When I wrote the blog, WoWing the pestilential consumer, I had no idea that I will be writing Part II. But two recent experiences and some of the comments from my readers brings me back to the topic of consumer experience and customer loyalty. My first experience is with Vodafone. I have been a loyal consumer since 1999 when I bought my first mobile connection. Now in my house we have three post-paid Vodafone connections. Recently (around end-Jan/ Feb) I transferred my connections to my personal account from a corporate account. On my son’s connection I started getting bills that were fairly high given his limited usage and the plan we had opted for. When I checked the bill, I realised he was being charged for voice mail, international roaming and some other VAS (value added services), which he has no use for. So I called up the call centre and after following their instructions, I received confirmatory SMSs that the services have been cancelled.
So far so good. But when the bill came for the next month, we were still being charged for all the VAS that we had cancelled. I called up the call centre again and also sent an email to Customer Care, where an automated reply assured me of action within 48 hours. In 48 hours I did not get any reply and meanwhile I got a call to pay the latest bill at the earliest. I paid and waited for a resolution of the issues and sent a reminder or two to Customer Care.
Then I received the following email much to my delight -
“Dear Mr. Dutta, Thank you for your email dated 21/06/13, regarding International Roaming, Itemized bill and Voice mail charges for your Vodafone number XXXXX.
We regret for the inconvenience caused to you.
Further to our conversation dated 22/06/13 on the above mentioned Vodafone number, we confirm that the amount of Rs. 502.24 charged towards the rental for International Roaming and Rs. 168.54 charged towards the rental of Itemized billing in your bills dated 25/04/13, 25/03/13 and 25/02/13 including service tax has been adjusted towards the outstanding amount. This adjustment will feature on the 1st page of your bill dated 25/06/13 under the Adjustment column.
Additionally, we confirm that amount of Rs. 222.47 charged towards rental for voice mail in your bills dated 25/05/13 and 25/04/13 including service tax has been adjusted towards the outstanding amount. This adjustment will feature on the 1st page of your bill dated 25/06/13.
Alternately, we wish to inform you that we have updated your request for the deactivation of Voice mail and the same will be processed within 02 hours. You will also receive SMS notification once, the service gets deactivated.
Also, International Roaming and Itemized bill has been deactivated on your account effective, 05/04/13.
The rental for the Voice mail pack is charged on non-prorate basis and since, the service will be deactivated mid bill cycle we are further passing flat reversal of Rs. 99 for the bill dated 25/06/13 and the same will reflect in your bill dated 25/06/13 under page 3 or 4 Misc. Credits/ charges.
Please be assured that you would not be charged rental for International Roaming, Itemized bill and Voice mail services in future.
Mr. Dutta, given below are the Service Request reference numbers for your complaint and request and enquiries; in case you need to check for more details on the same, you can share these numbers along with your cell number with us.
Service Request Numbers: 647690744, 647690595, 647690391 and 1360091482…”
Imagine therefore my disappointment when I received the bill of 25/06/2013 with none (yes, none) of the above changes reflected in it.
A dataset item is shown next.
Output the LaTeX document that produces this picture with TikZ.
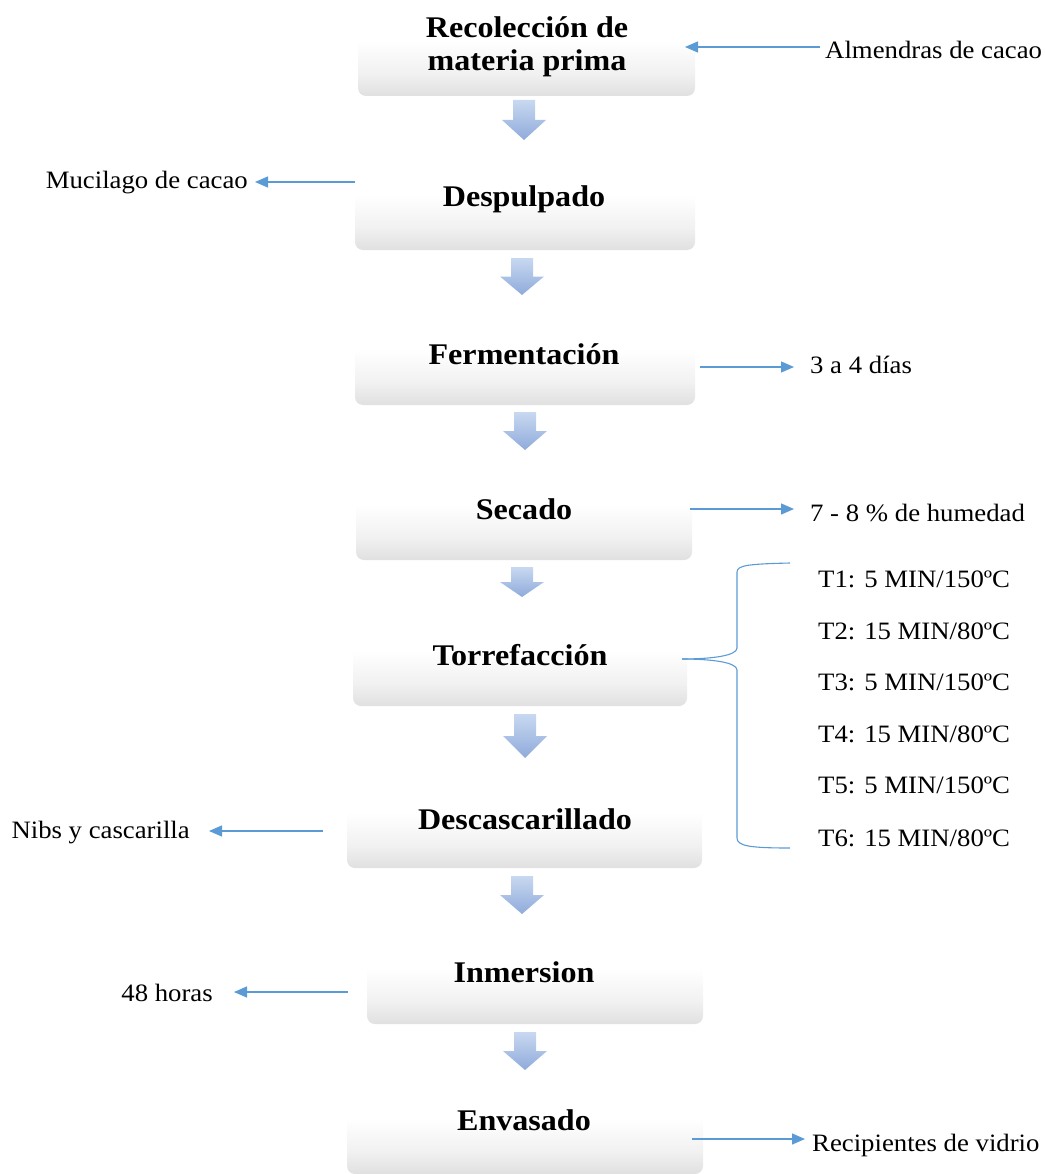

I have once again emailed to Customer Care two day back and still awaiting a reply. This brings me to the comment a reader (AJ) posted that we keep going back to a shoddy service provider. True, because we often have limited choices. The pain of switching service provider in this case is much larger than trying to resolve the issue. But just see how swiftly most of us have moved our banking relationships over the last decade or two. Just see how quite a few of us no longer care whether our MTNL or BSNL land line is working or not. Mine has not been for the last one week and nobody really cares!
Let me briefly relate the second anecdote. In Bangalore, my sister went to a Raymond showroom on Commercial street to get a business suit altered. She was informed that they do not do alterations. But then an old hand at the shop recognised my sister and spoke to her. Then he said that as an exception they will alter her business suit since she was an old customer. According to her, she was visiting the shop after many years since she no longer lives in Bangalore. Thrilled with the experience she ordered two more business suits from the same store. Now she will talk about her experience to ten other people who will remember the story.
This is how WoWing the consumer can get customer loyalty and additional business. The challenge for companies like Raymond is to universalise the experience. If they can, imagine what it can do to customer loyalty. This is something that a standalone kirana store often does very well. A marketing consultant once recounted this story – while ordering her weekly groceries, the kirana store boy asked her why had she stopped ordering a particular variety of cheese and some biscuits in recent months. Pleasantly surprised at the knowledge that the store owner keeps of his customers, she informed the kirana that those were items that her daughter consumed and she (her daughter) had gone abroad for her studies. Can organized retail with all the information and database try to replicate this? When will Godrej Nature’s Basket tell me that the kaffir lime leaves or Thai brinjals are there in the store on a particular day or that McVites Ginger biscuits are once again available? A ha, the pestilential consumer.